Directions —
Copy out each line of the data holding "draw".

Recorded data —
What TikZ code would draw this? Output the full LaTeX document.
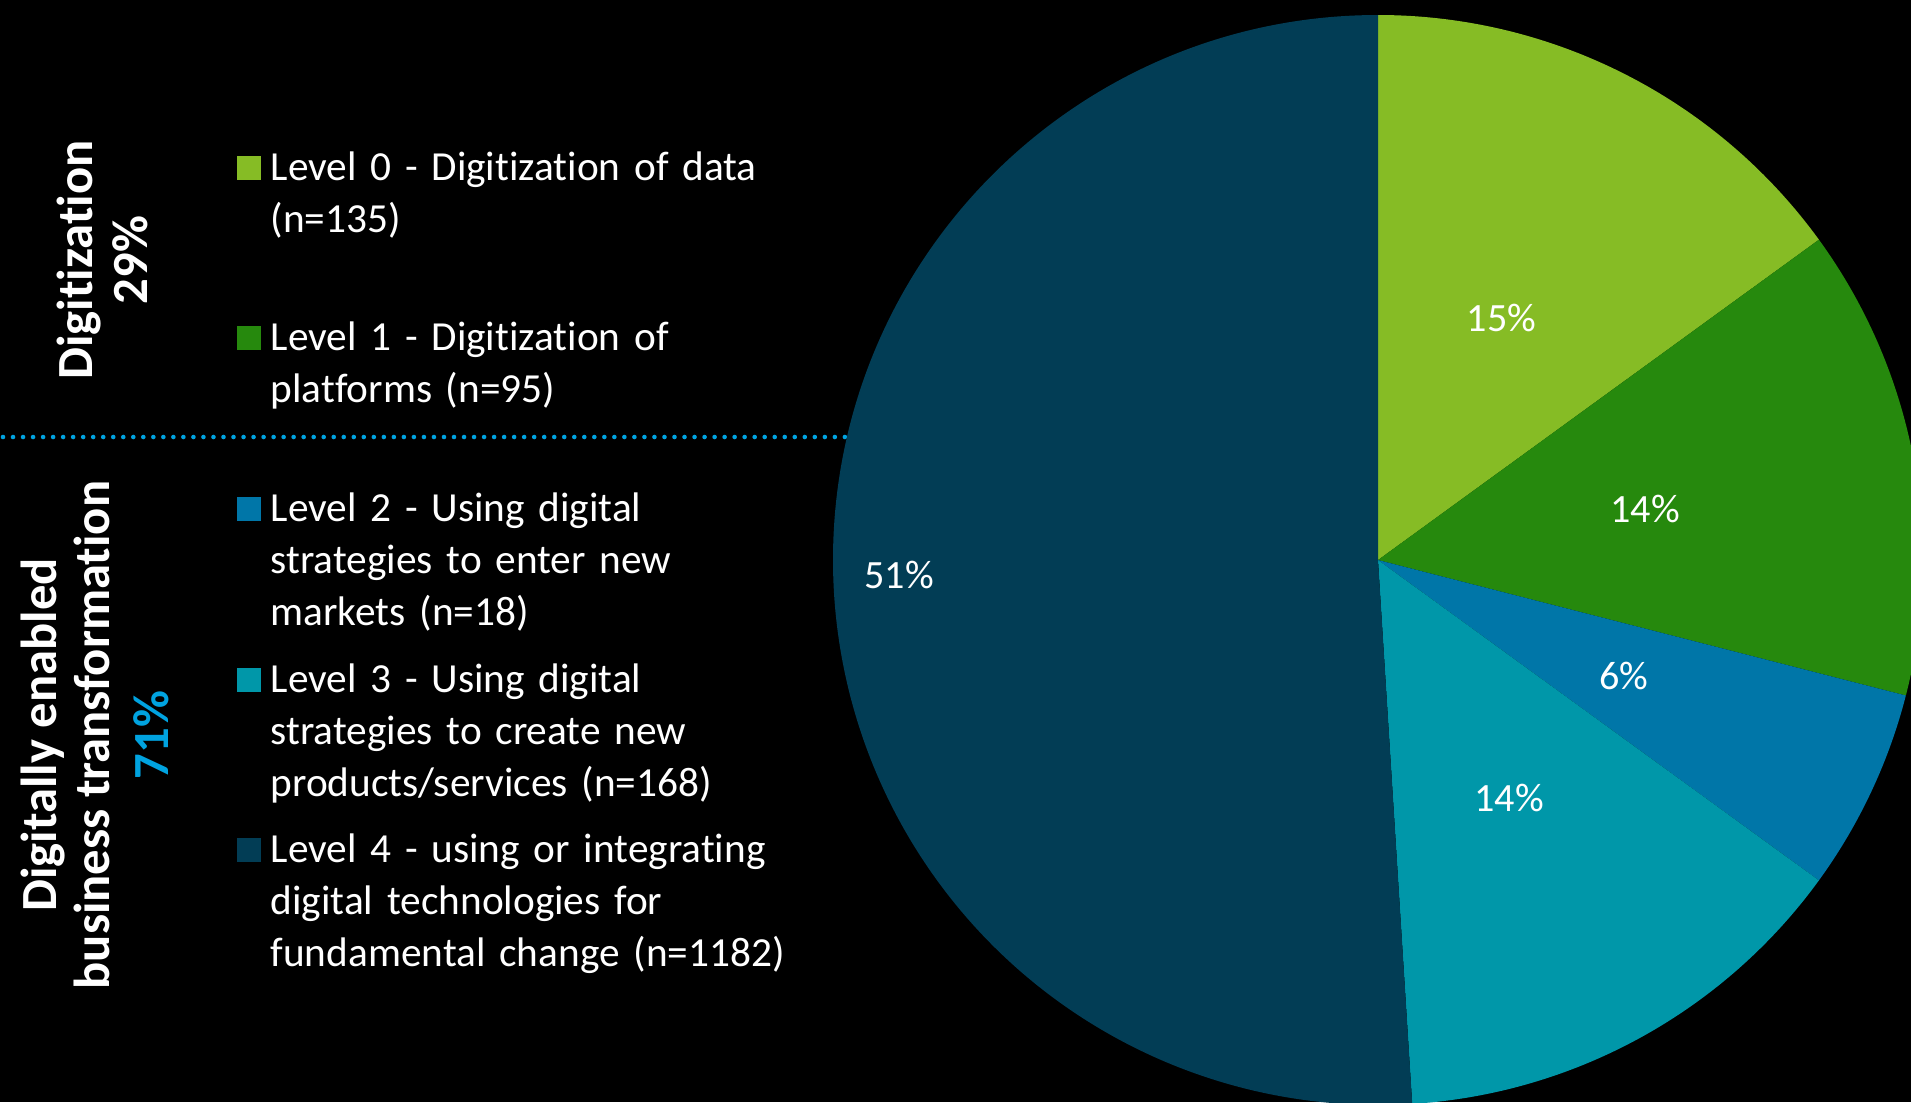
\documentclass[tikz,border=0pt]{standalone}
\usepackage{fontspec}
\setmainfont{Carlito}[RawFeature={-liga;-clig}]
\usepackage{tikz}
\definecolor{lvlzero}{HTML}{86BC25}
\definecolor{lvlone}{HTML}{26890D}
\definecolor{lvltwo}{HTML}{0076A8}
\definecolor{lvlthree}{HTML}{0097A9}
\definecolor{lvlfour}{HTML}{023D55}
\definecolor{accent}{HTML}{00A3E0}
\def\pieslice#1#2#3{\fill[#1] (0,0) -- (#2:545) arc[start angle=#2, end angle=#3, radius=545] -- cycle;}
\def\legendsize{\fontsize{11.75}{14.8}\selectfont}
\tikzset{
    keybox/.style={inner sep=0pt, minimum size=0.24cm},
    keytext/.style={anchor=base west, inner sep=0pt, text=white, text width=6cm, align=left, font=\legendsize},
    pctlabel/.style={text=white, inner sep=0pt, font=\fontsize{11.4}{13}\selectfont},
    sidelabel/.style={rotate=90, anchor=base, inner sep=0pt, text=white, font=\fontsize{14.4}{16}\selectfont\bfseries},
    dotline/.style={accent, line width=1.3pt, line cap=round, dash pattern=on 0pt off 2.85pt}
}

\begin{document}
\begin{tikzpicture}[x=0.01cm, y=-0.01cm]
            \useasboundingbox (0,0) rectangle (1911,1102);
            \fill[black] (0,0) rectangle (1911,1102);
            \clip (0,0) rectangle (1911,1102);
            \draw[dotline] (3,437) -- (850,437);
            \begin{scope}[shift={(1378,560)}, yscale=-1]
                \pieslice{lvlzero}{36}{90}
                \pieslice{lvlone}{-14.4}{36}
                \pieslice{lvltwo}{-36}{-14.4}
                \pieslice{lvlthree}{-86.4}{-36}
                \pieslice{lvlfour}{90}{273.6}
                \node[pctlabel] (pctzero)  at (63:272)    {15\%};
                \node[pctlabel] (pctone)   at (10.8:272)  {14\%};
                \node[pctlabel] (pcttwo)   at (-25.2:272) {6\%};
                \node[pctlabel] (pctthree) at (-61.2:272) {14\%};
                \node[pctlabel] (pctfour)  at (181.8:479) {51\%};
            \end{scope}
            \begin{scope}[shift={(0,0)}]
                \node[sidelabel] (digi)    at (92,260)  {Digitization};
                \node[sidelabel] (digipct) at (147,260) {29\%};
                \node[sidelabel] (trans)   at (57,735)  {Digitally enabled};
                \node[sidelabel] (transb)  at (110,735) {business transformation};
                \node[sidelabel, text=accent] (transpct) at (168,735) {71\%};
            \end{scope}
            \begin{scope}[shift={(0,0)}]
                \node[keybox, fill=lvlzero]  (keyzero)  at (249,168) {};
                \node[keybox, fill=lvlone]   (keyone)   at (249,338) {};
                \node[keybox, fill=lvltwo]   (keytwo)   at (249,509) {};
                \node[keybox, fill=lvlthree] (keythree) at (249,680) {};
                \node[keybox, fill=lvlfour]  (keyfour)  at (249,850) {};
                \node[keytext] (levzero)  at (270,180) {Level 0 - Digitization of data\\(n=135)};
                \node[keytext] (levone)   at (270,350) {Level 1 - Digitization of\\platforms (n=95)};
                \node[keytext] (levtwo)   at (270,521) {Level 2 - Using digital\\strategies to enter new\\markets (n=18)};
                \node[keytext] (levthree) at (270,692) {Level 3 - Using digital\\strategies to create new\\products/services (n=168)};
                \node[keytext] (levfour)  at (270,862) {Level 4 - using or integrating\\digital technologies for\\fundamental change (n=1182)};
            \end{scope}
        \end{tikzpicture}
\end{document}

Output for this task —
What TikZ code would draw this? Output the full LaTeX document.
            \draw[dotline] (3,437) -- (850,437);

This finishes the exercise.